The rules of Evidence have evolved over long experience with high-stakes debates, so their substantive findings on the types of arguments that prove problematic for truth-seeking are relevant to Debate.

Can you elaborate a bit on this?

I don't know anything about the history of these rules about evidence. But why think that over this history, these rules have trended towards truth-seeking per se? I wouldn't be surprised if the rules have evolved to better serve the purposes of the legal system over time, but presumably the relationship between this end and truth-seeking is quite complex. Also, people changing the rules could be mistaken about what sorts of evidence do in fact tend to lead to wrong decisions.

I think all of this is compatible with your claim. But I'd like to hear more!

Thanks for this very thoughtful comment!

I think it is accurate to say that the rules of evidence have generally aimed for truth-seeking per se. That is their stated goal, and it generally explains the liberal standard for admission (relevance, which is a very low bar and tracks Bayesian epistemology well), the even more liberal standards for discovery, and most of the admissibility exceptions (which are generally explainable by humans' imperfect Bayesianism).

You're definitely right that the legal system as a whole has many goals other than truth-seeking. However, those other goals are generally advanced through other aspects of the justice system. As an example, finality is a goal of the legal system, and is advanced through, among other things, statutes of limitations and repose. Similarly, the "beyond reasonable doubt" standard for criminal conviction is in some sense contrary to truth-seeking but advances the policy preference for underpunishment over overpunishment.
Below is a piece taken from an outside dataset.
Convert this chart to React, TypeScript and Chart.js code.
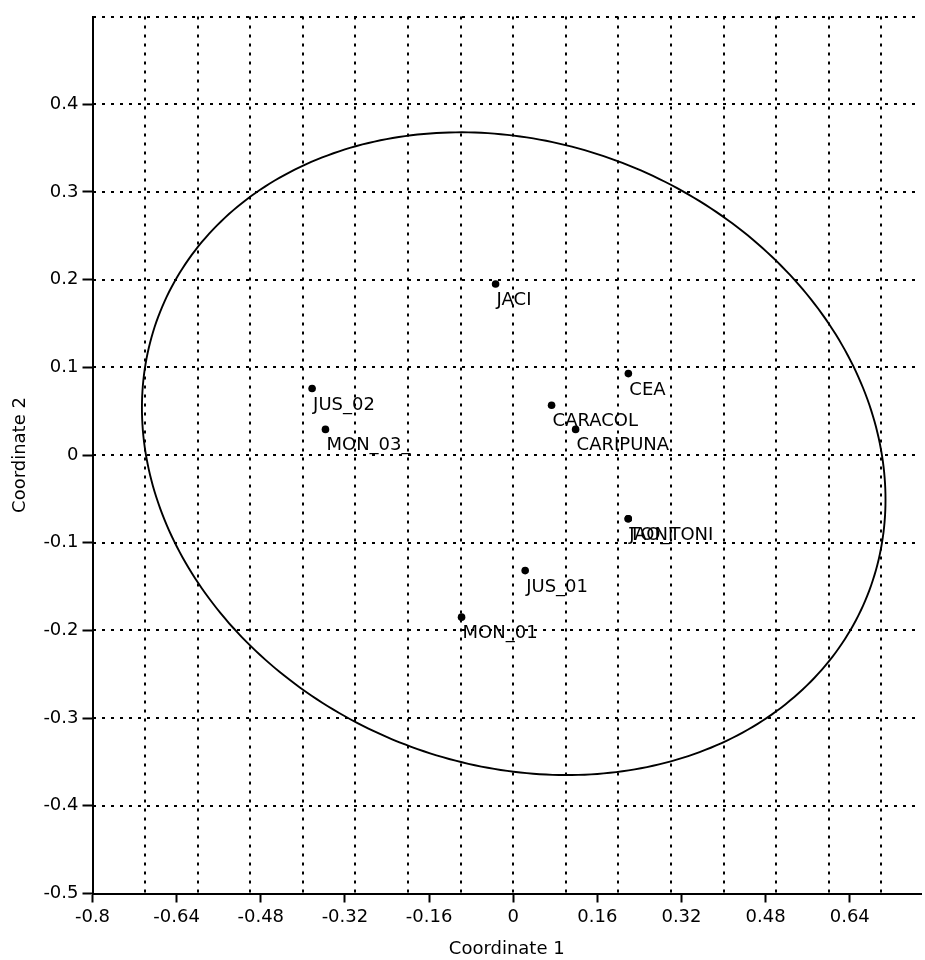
import { useEffect, useRef } from "react";
import { Chart, registerables } from "chart.js";

Chart.register(...registerables);

// ---- data ----
const siteNames = ["JACI", "CEA", "JUS_02", "MON_03_", "CARACOL", "CARIPUNA", "TONI", "JAO_TONI", "JUS_01", "MON_01"];
const coord1 = [-0.0335, 0.219, -0.3824, -0.357, 0.073, 0.1187, 0.2188, 0.2188, 0.0228, -0.0982];
const coord2 = [0.195, 0.0928, 0.0758, 0.0292, 0.0568, 0.0292, -0.0727, -0.0727, -0.1318, -0.1849];

// axis ticks
const xTickValues = [-0.8, -0.64, -0.48, -0.32, -0.16, 0, 0.16, 0.32, 0.48, 0.64];
const xGridValues = [-0.8, -0.7, -0.6, -0.5, -0.4, -0.3, -0.2, -0.1, 0, 0.1, 0.2, 0.3, 0.4, 0.5, 0.6, 0.7];
const yTickValues = [-0.5, -0.4, -0.3, -0.2, -0.1, 0, 0.1, 0.2, 0.3, 0.4];
const yGridValues = [-0.5, -0.4, -0.3, -0.2, -0.1, 0, 0.1, 0.2, 0.3, 0.4, 0.5];
const X_MIN = -0.8;
const X_MAX = 0.7755;
const Y_MIN = -0.5;
const Y_MAX = 0.5;

// 95% ellipse: center and Cholesky-like transform (data units)
const ellipseCenter = [0.001, 0.0015];
const ellipseL = [
  [0.707, 0],
  [-0.0523, 0.3627],
];

const fmt = (v: number) => String(Number(v.toFixed(2)));

const ellipsePlugin = {
  id: "ellipse95",
  afterDatasetsDraw(chart: any) {
    const { ctx } = chart;
    const xs = chart.scales.x;
    const ys = chart.scales.y;
    ctx.save();
    ctx.beginPath();
    for (let i = 0; i <= 360; i++) {
      const t = (i * Math.PI) / 180;
      const c = Math.cos(t);
      const s = Math.sin(t);
      const dx = ellipseCenter[0] + ellipseL[0][0] * c + ellipseL[0][1] * s;
      const dy = ellipseCenter[1] + ellipseL[1][0] * c + ellipseL[1][1] * s;
      const px = xs.getPixelForValue(dx);
      const py = ys.getPixelForValue(dy);
      if (i === 0) ctx.moveTo(px, py);
      else ctx.lineTo(px, py);
    }
    ctx.closePath();
    ctx.lineWidth = 1.9;
    ctx.strokeStyle = "#000";
    ctx.stroke();
    ctx.restore();
  },
};

const labelPlugin = {
  id: "pointLabels",
  afterDatasetsDraw(chart: any) {
    const { ctx } = chart;
    const meta = chart.getDatasetMeta(0);
    ctx.save();
    ctx.font = '18px "DejaVu Sans"';
    ctx.fillStyle = "#000";
    ctx.textAlign = "left";
    ctx.textBaseline = "alphabetic";
    meta.data.forEach((el: any, i: number) => {
      ctx.fillText(siteNames[i], el.x + 1, el.y + 21);
    });
    ctx.restore();
  },
};

const noPad = (s: any) => {
  s.paddingLeft = 0;
  s.paddingRight = 0;
  s.paddingTop = 0;
  s.paddingBottom = 0;
};

export default function App() {
  const ref = useRef<HTMLCanvasElement | null>(null);

  useEffect(() => {
    document.body.style.margin = "0";
    if (!ref.current) return;
    Chart.defaults.font.family = '"DejaVu Sans"';
    Chart.defaults.font.size = 18;
    Chart.defaults.color = "#000";

    const chart = new Chart(ref.current, {
      type: "scatter",
      data: {
        datasets: [
          {
            data: coord1.map((x, i) => ({ x, y: coord2[i] })),
            backgroundColor: "#000",
            borderWidth: 0,
            pointRadius: 3.8,
          },
        ],
      },
      options: {
        animation: false,
        responsive: false,
        events: [],
        layout: { padding: { top: 16.5, left: 0, right: 0, bottom: 0 } },
        plugins: { legend: { display: false }, tooltip: { enabled: false } },
        scales: {
          x: {
            type: "linear",
            position: "bottom",
            min: X_MIN,
            max: X_MAX,
            afterBuildTicks: (s: any) => {
              s.ticks = xTickValues.map((v) => ({ value: v }));
            },
            afterFit: (s: any) => {
              s.height = 66.5;
              noPad(s);
            },
            ticks: { callback: (v: any) => fmt(Number(v)), padding: 4, maxRotation: 0, autoSkip: false, color: "#000", font: { size: 18 } },
            grid: { drawOnChartArea: false, drawTicks: true, tickLength: 9, tickWidth: 2, tickColor: "#000", color: "#000" },
            border: { display: true, color: "#000", width: 2 },
            title: { display: true, text: "Coordinate 1", color: "#000", font: { size: 18 }, padding: { top: 0, bottom: 0 } },
          },
          xg: {
            type: "linear",
            position: "bottom",
            min: X_MIN,
            max: X_MAX,
            afterBuildTicks: (s: any) => {
              s.ticks = xGridValues.map((v) => ({ value: v }));
            },
            afterFit: (s: any) => {
              s.height = 0;
              noPad(s);
            },
            ticks: { display: false },
            grid: { drawOnChartArea: true, drawTicks: false, color: "#000", lineWidth: 2 },
            border: { display: false, dash: [3, 6] },
          },
          y: {
            type: "linear",
            position: "left",
            min: Y_MIN,
            max: Y_MAX,
            afterBuildTicks: (s: any) => {
              s.ticks = yTickValues.map((v) => ({ value: v }));
            },
            afterFit: (s: any) => {
              s.width = 92.5;
              noPad(s);
            },
            ticks: {
              callback: (v: any) => fmt(Number(v)),
              padding: 4,
              autoSkip: false,
              color: "#000",
              font: { size: 18 },
            },
            grid: {
              drawOnChartArea: false,
              drawTicks: true,
              tickLength: 10,
              tickWidth: 2,
              tickColor: "#000",
              color: "#000",
            },
            border: { display: true, color: "#000", width: 2 },
            title: { display: true, text: "Coordinate 2", color: "#000", font: { size: 18 }, padding: { top: 10, bottom: 0 } },
          },
          yg: {
            type: "linear",
            position: "left",
            min: Y_MIN,
            max: Y_MAX,
            afterBuildTicks: (s: any) => {
              s.ticks = yGridValues.map((v) => ({ value: v }));
            },
            afterFit: (s: any) => {
              s.width = 0;
              noPad(s);
            },
            ticks: { display: false },
            grid: { drawOnChartArea: true, drawTicks: false, color: "#000", lineWidth: 2 },
            border: { display: false, dash: [3, 6] },
          },
        },
      } as any,
      plugins: [ellipsePlugin, labelPlugin],
    });
    return () => chart.destroy();
  }, []);

  return (
    <div style={{ position: "absolute", left: 0, top: 0, width: 925, height: 960 }}>
      <canvas ref={ref} width={925} height={960} style={{ display: "block" }} />
    </div>
  );
}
You're also right that there are some exceptions to this within evidence law itself, but not many. For example, the attorney–client privilege exists not to facilitate truth-seeking, but to protect the attorney–client relationship. Similarly, the spousal privileges exist to protect the marital relationship. (Precisely because such privileges are contrary to truth-seeking, they are interpreted narrowly. See, e.g., United States v. Aramony, 88 F.3d 1369, 1389 (4th Cir. 1996); United States v. Suarez, 820 F.2d 1158, 1160 (11th Cir. 1987)). And of course, some rules of evidence have both truth-seeking and other policy rationales. Still, on the whole and in general, the rules of evidence are aimed towards truth.